Liquid film migration as a broken symmetry due to an unbalanced anisotropy of surface tension

Abstract

A new quantitative phenomenological theory of asymmetric solidification or liquid film migration (LFM) is presented. This is designed to replace a currently popular phenomenology which is demonstrated to be faulty in two crucial aspects. Firstly, the planar quasi-steady state diffusion model contradicts the leading interface mass balance and must accordingly be replaced by a Boltzmann-type parabolic structure suggested in part by the definitive experiments of Kuo and Fournelle. Secondly, while a proposed coherency strain effect may be involved in the initial symmetry-breaking, it cannot as a necessary constant corollary of the usual diffusion model be fully sustained beyond the initiation stage. The configuration, as a consequence of the modern theory of layered films, is seen to be strongly unstable to formation of mobile misfit dislocations, especially as it lies near the melting point. It is demonstrated that a typical critical film thickness (∼1 μm) is very much less than the actual film thickness (∼the grain size).
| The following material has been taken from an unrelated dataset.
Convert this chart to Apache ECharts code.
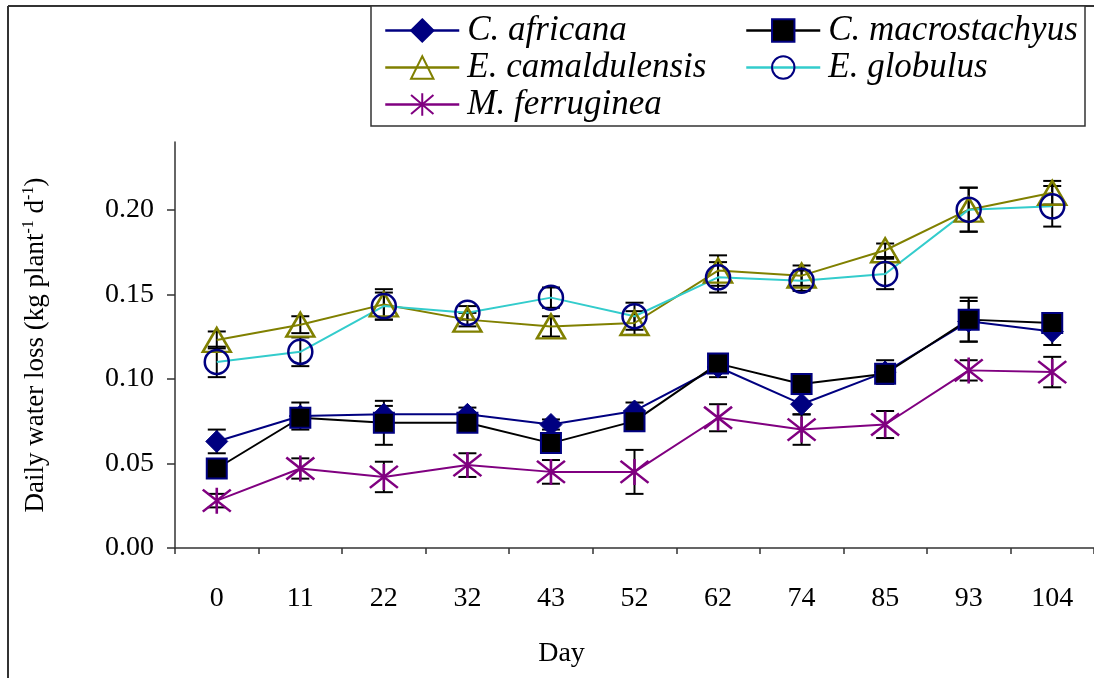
<!DOCTYPE html>
<html>
<head>
<meta charset="utf-8">
<style>
  html, body { margin: 0; padding: 0; background: #fff; }
  #chart { width: 1094px; height: 678px; }
</style>
<script src="https://cdn.jsdelivr.net/npm/echarts@6/dist/echarts.min.js"></script>
</head>
<body>
<div id="chart"></div>
<script>
// Sampling days (x categories)
const days = ['0', '11', '22', '32', '43', '52', '62', '74', '85', '93', '104'];

// Y axis ticks
const yTicks = [0, 0.05, 0.10, 0.15, 0.20];

// Daily water loss, kg plant-1 d-1 (mean and standard error)
const africana      = [0.063, 0.078, 0.079, 0.079, 0.073, 0.081, 0.107, 0.085, 0.104, 0.134, 0.128];
const africanaSE    = [0.007, 0.008, 0.005, 0.004, 0.003, 0.005, 0.006, 0.006, 0.007, 0.012, 0.008];
const macrostachyus   = [0.047, 0.077, 0.074, 0.074, 0.062, 0.075, 0.109, 0.097, 0.103, 0.135, 0.133];
const macrostachyusSE = [0.005, 0.004, 0.013, 0.004, 0.003, 0.004, 0.004, 0.004, 0.004, 0.013, 0.004];
const camaldulensis   = [0.123, 0.132, 0.144, 0.135, 0.131, 0.133, 0.164, 0.161, 0.176, 0.200, 0.210];
const camaldulensisSE = [0.005, 0.005, 0.009, 0.004, 0.006, 0.007, 0.009, 0.006, 0.004, 0.013, 0.007];
const globulus      = [0.110, 0.116, 0.143, 0.139, 0.148, 0.137, 0.160, 0.158, 0.162, 0.200, 0.202];
const globulusSE    = [0.009, 0.0085, 0.008, 0.004, 0.006, 0.008, 0.009, 0.006, 0.009, 0.013, 0.012];
const ferruginea    = [0.028, 0.047, 0.042, 0.049, 0.045, 0.045, 0.077, 0.070, 0.073, 0.105, 0.104];
const ferrugineaSE  = [0.004, 0.006, 0.009, 0.007, 0.007, 0.013, 0.008, 0.009, 0.008, 0.006, 0.009];

const speciesNames = ['C. africana', 'C. macrostachyus', 'E. camaldulensis', 'E. globulus', 'M. ferruginea'];

const SERIF = '"Liberation Serif", "Times New Roman", serif';
const NAVY = '#000080', OLIVE = '#808000', TURQ = '#33CCCC', PURPLE = '#800080';
const NONE = 'rgba(0,0,0,0)';
const ASTERISK = 'path://M14 0 L14 26 M0 2 L28 24 M0 24 L28 2';

// Error bar rows: [category index, low, high]
function errRows(mean, se) {
  return mean.map((m, i) => [i, m - se[i], m + se[i]]);
}
const errData = [].concat(
  errRows(africana, africanaSE),
  errRows(macrostachyus, macrostachyusSE),
  errRows(camaldulensis, camaldulensisSE),
  errRows(globulus, globulusSE),
  errRows(ferruginea, ferrugineaSE)
);

function renderErr(params, api) {
  const x = api.value(0);
  const lo = api.coord([x, api.value(1)]);
  const hi = api.coord([x, api.value(2)]);
  const w = 9;
  const style = { stroke: '#000', lineWidth: 2, fill: null };
  return {
    type: 'group',
    children: [
      { type: 'line', shape: { x1: lo[0], y1: lo[1], x2: hi[0], y2: hi[1] }, style },
      { type: 'line', shape: { x1: hi[0] - w, y1: hi[1], x2: hi[0] + w, y2: hi[1] }, style },
      { type: 'line', shape: { x1: lo[0] - w, y1: lo[1], x2: lo[0] + w, y2: lo[1] }, style }
    ]
  };
}

function lineSeries(name, data, lineColor, symbol, size, itemStyle) {
  return {
    name, type: 'line', data,
    symbol, symbolSize: size,
    lineStyle: { color: lineColor, width: 2 },
    itemStyle: itemStyle,
    emphasis: { disabled: true },
    z: 3
  };
}

// Two legend columns inside one framed box
function legendColumn(left, names) {
  return {
    left, top: 13, orient: 'vertical',
    itemWidth: 74, itemHeight: 28, itemGap: 2, padding: 0,
    lineStyle: { width: 2.5 },
    selectedMode: false,
    textStyle: { fontFamily: SERIF, fontStyle: 'italic', fontSize: 35, color: '#000', padding: [0, 0, 0, 3] },
    data: names
  };
}

const chart = echarts.init(document.getElementById('chart'));
chart.setOption({
  animation: false,
  backgroundColor: '#fff',
  grid: { left: 175, top: 142, width: 926, height: 406, containLabel: false },
  legend: [
    legendColumn(384, [speciesNames[0], speciesNames[2], speciesNames[4]]),
    legendColumn(745, [speciesNames[1], speciesNames[3]])
  ],
  xAxis: {
    type: 'category', data: days, boundaryGap: true,
    axisLine: { lineStyle: { color: '#333', width: 1.5 } },
    axisTick: { show: true, length: 6, lineStyle: { color: '#333', width: 1.5 } },
    axisLabel: { margin: 37, fontFamily: SERIF, fontSize: 28, color: '#000' },
    splitLine: { show: false },
    name: 'Day', nameLocation: 'middle', nameGap: 92,
    nameTextStyle: { fontFamily: SERIF, fontSize: 28, color: '#000', padding: [0, 146, 0, 0] }
  },
  yAxis: {
    type: 'value', min: 0, max: 0.24,
    axisLine: { show: true, lineStyle: { color: '#333', width: 1.5 } },
    axisTick: { show: true, length: 8, customValues: yTicks, lineStyle: { color: '#333', width: 1.5 } },
    axisLabel: {
      customValues: yTicks, margin: 21,
      fontFamily: SERIF, fontSize: 28, color: '#000',
      formatter: v => v.toFixed(2)
    },
    splitLine: { show: false },
    name: 'Daily water loss (kg plant{sup|-1} d{sup|-1})',
    nameLocation: 'middle', nameRotate: 90, nameGap: 124,
    nameTextStyle: {
      fontFamily: SERIF, fontSize: 27, color: '#000', lineHeight: 30,
      rich: { sup: { fontFamily: SERIF, fontSize: 16, color: '#000', verticalAlign: 'top', lineHeight: 16 } }
    }
  },
  graphic: [
    { type: 'line', shape: { x1: 8, y1: 6, x2: 1094, y2: 6 }, style: { stroke: '#333', lineWidth: 2 }, z: -1 },
    { type: 'line', shape: { x1: 8, y1: 6, x2: 8, y2: 678 }, style: { stroke: '#333', lineWidth: 2 }, z: -1 },
    { type: 'rect', shape: { x: 371, y: 6, width: 714, height: 120 }, style: { stroke: '#333', lineWidth: 1.5, fill: '#fff' }, z: -1 }
  ],
  series: [
    {
      type: 'custom', name: 'SE', data: errData,
      renderItem: renderErr, z: 2, silent: true,
      encode: { x: 0, y: [1, 2] }
    },
    lineSeries(speciesNames[0], africana, NAVY, 'diamond', [22, 22], { color: NAVY, borderColor: NAVY, borderWidth: 1 }),
    lineSeries(speciesNames[1], macrostachyus, '#000', 'rect', [20, 20], { color: '#000', borderColor: NAVY, borderWidth: 2 }),
    lineSeries(speciesNames[2], camaldulensis, OLIVE, 'triangle', [28, 24], { color: NONE, borderColor: OLIVE, borderWidth: 2.5 }),
    lineSeries(speciesNames[3], globulus, TURQ, 'circle', [24, 24], { color: NONE, borderColor: NAVY, borderWidth: 2.5 }),
    lineSeries(speciesNames[4], ferruginea, PURPLE, ASTERISK, [28, 26], { color: NONE, borderColor: PURPLE, borderWidth: 2.5 })
  ]
});
</script>
</body>
</html>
It is suggested that anisotropy of surface tension expressed as a decreased mobility of the frontal interface is the essential cause of asymmetry. The experimental record is salutary to the new mechanically relaxed structure. In particular, it is predicted that a time 1/2 dependency of the melting front motion which, allowing for a damping effect of developing curvature, is consistent with the observations of Kuo and Fournelle. Since the diffusion and interface reaction laws remain close to the linearity required by Onsager's irreversible thermodynamics, the global selection to the asymmetric parabolic state is seen to be a quantitative illustration of the integral principle of minimum dissipation as a thermokinetic imperative.